Wednesday, August 5, 2020

There's Always Enough: A Sermon for Wednesday, 5 August

Preached (via YouTube) on Wednesday, 5 August, 2020, at St. Margaret of Scotland Anglican Church, Barrie, ON, Diocese of Toronto

 

Readings for today:   Psalm 17, Isaiah 43.1-7, Mt 15.32-39

 

If you were listening to me read today’s gospel, about Jesus miraculously feeding a crowd, and thinking, “Hey, didn’t he jus tread that gospel on Sunday?”, don’t worry, you’re not experiencing deja vu.   There are two feeding miracles in Matthew, the one we’ve just heard today, from Matthew 15, and the one appointed for Sunday’s gospel (Mt 14.13-21).  The first, from Mt 14, in which Jesus feeds a crowd of five thousand (men - women and children are mentioned but their number is not recorded), is the only miracle repeated in all four gospels (Mk 6.31-44, Lk 9.12-17, Jn 6.1-14).  The second, from Mt 15, in which Jesus feeds four thousand (again, only men are counted), is also told by Mark (Mk 8.1-9).  There are a total of six feeding miracles in the four gospels, which leads us to wonder, why so many?   Why was this story, in its various versions, so important to the early Jesus movement that it made it into all four gospels?

 

The quick answer, I think, is that all these stories all tell us something about who Jesus is.  In both the feeding stories, Matthew tells us that Jesus is motivated by “compassion” for the crowd (Mt 15.32).     Compassion is something we’ve seen in Jesus all along.  For three days now he has been with these people up in the mountains, curing them and making them whole, so feeding them now, when he sees their hunger, is just another demonstration of his deep compassion.   I talked on Sunday about how centering ourselves and our actions in the compassion of Jesus is our best guide as to how we should act as church and as Christians.  As +Andrew, our Diocesan Bishop has frequently reminded us since the pandemic began, we can’t go far wrong if we err on the side of compassion and generosity.

 

Also, the sheer abundance of these stories, the vast amounts of food left over, points to how Jesus does things.   Jesus doesn’t believe in rationing or just enough.   With Jesus, there is always enough, and more than enough.  There’s enough forgiveness in Jesus to give to our enemies, not just a little but “seventy-seven times more than enough” (Mt 18.22).  There’s enough generosity in Jesus to give a gold ring and a fatted calf to a wayward son.   There’s enough faith in Jesus  to tell the devil to get lost, enough righteousness and holiness in Jesus that demons run in fear.  There’s enough healing  in Jesus for a dead girl, a bleeding woman, and entire crowds out their in the desert.  There’s enough life in Jesus that the whole might of the Roman Empire can’t snuff it out, enough life that we can all have it, and have it abundantly.   That’s how it is with Jesus.  There is always enough, and more left over.

 

I think the feeding stories summed up all these things for the early church and more.  They pointed to a simple theology of grace, that all are welcome at God’s table.  For the early church, where some were slaves and some were poor, their meals together, meals of fellowship and eucharist, reminded them that God through grace had made them into a new people in Christ.  People didn’t always get it.  Paul’s first letter to the Corinthians was in part to make them understand what eating together meant.
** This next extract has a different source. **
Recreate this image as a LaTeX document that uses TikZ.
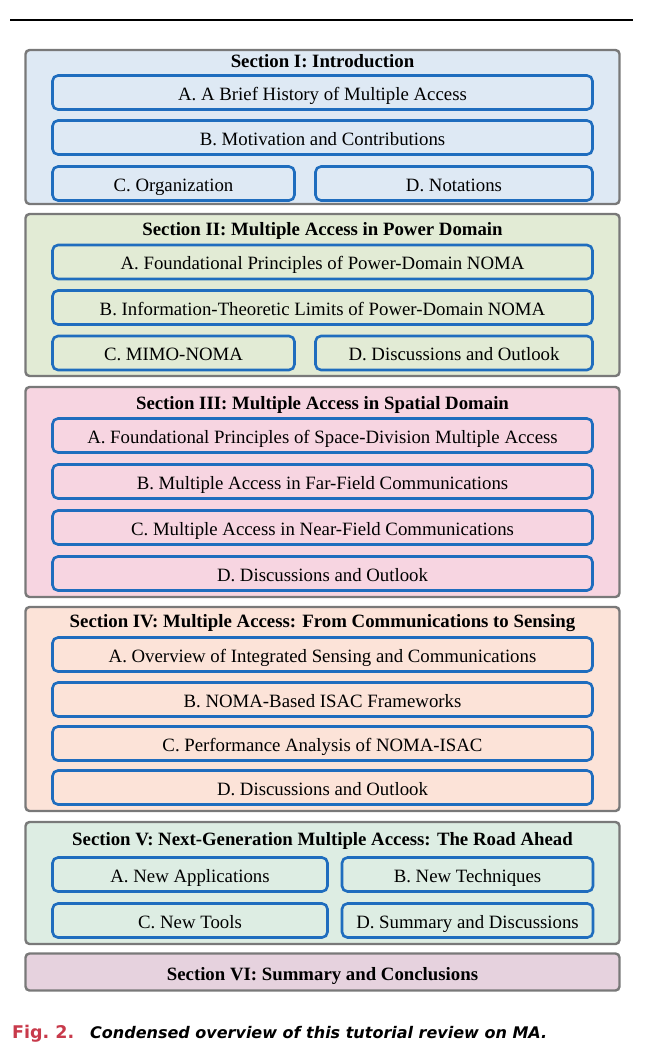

Every church needs to learn this lesson, that if we are one when we eat, then we are one in all things, which is why Father Simon is so right to remind us that we must never charge for a community meal, for all are welcome, regardless of their ability to pay.  If we are one when we eat, then we are one in all things.

 

Of all the many challenging things about the pandemic, one of the worst is that we, God’s people, can’t eat together.   Our kitchen is darkened, and our altar is bare.   Communion, when it starts again, will be by wafer alone, and with far greater care than we’ve taken, even since the days of SARS.   I look forward to the day when we’re all vaccinated, when we can take the bread and wine, sing our favourite hymns as loudly as we can, and then sit down to one of those amazing church suppers were there is SO MUCH FOOD, where no one leaves hungry.  That will be an amazing day, but I think, whenever it comes, we will all know, deeply and confidently, that God in Christ, in all his love, in all his faithfulness, and in all his  inexhaustible resurrection life, in all his crazy abundance, has been with us all the time, because that’s how it is with Jesus.   There is always enough, and more left over.